Слободзея – обширное селение на Днестре. Там жили черноморцы, молдованы, малороссияне и поляки. У полковника Головатого был здесь дом и семейство его; казаки, не имеющие здесь собственных домов, жили бедно и во всем нуждались; провиант отпускали им не такой, как для армейских полков, а пополам с песком. Из такой муки можно было еще есть хлеб тогда, когда он горячий, только что испечен; а как застынет, то и не угрызешь. Иногда ночью, когда уже спали, вдруг слышишь зов: «вставайте, казаки! хлебы из печи вынули», и я вставал вместе с другими и принимался есть горячий хлеб. «Голод не тетка!» – говорит пословица. Хлеб по ночам с песком был мне не по вкусу; нередко я ходил по селению и выпрашивал у добрых людей для себя белого хлеба; заходя в дома молдаван, я заметил, что они мамалыги – род коржей, кладут под подушки. Случалось, что иногда, зайдя в дом молдованина и не заставая в нем никого, голод подвергал меня искушению и я похищал мамалыгу. Таким образом, проживши в Слободзее месяц, я испытывал крайнюю нужду и голод…
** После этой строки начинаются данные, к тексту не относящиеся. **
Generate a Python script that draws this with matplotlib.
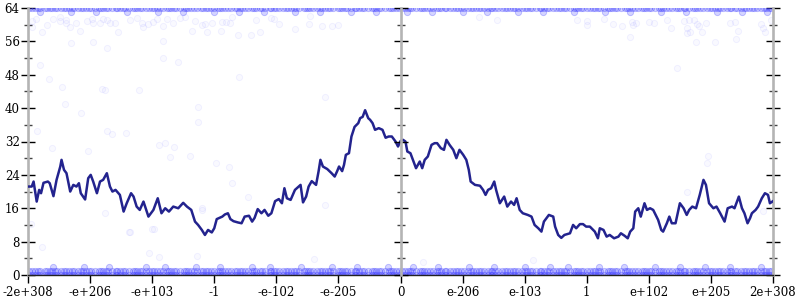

Из Слободзеи отправлялся на Березань один еврей-шинкарь с бочкою водки; он пригласил меня отправиться вместе с ним, и я рад был этому случаю, чтобы не идти одному; а между тем еврей и продовольствовал меня в пути, что было мне весьма кстати. В дороге пробыли около месяца и ехали все пустою степью, верст 400. Проезжая мимо Гаджи-Бея – нынешней Одессы; там было только два-три десятка простых изб и с полсотни землянок. Это было в 1792 году. Что ныне Одесса и что ожидает еще ее впереди!..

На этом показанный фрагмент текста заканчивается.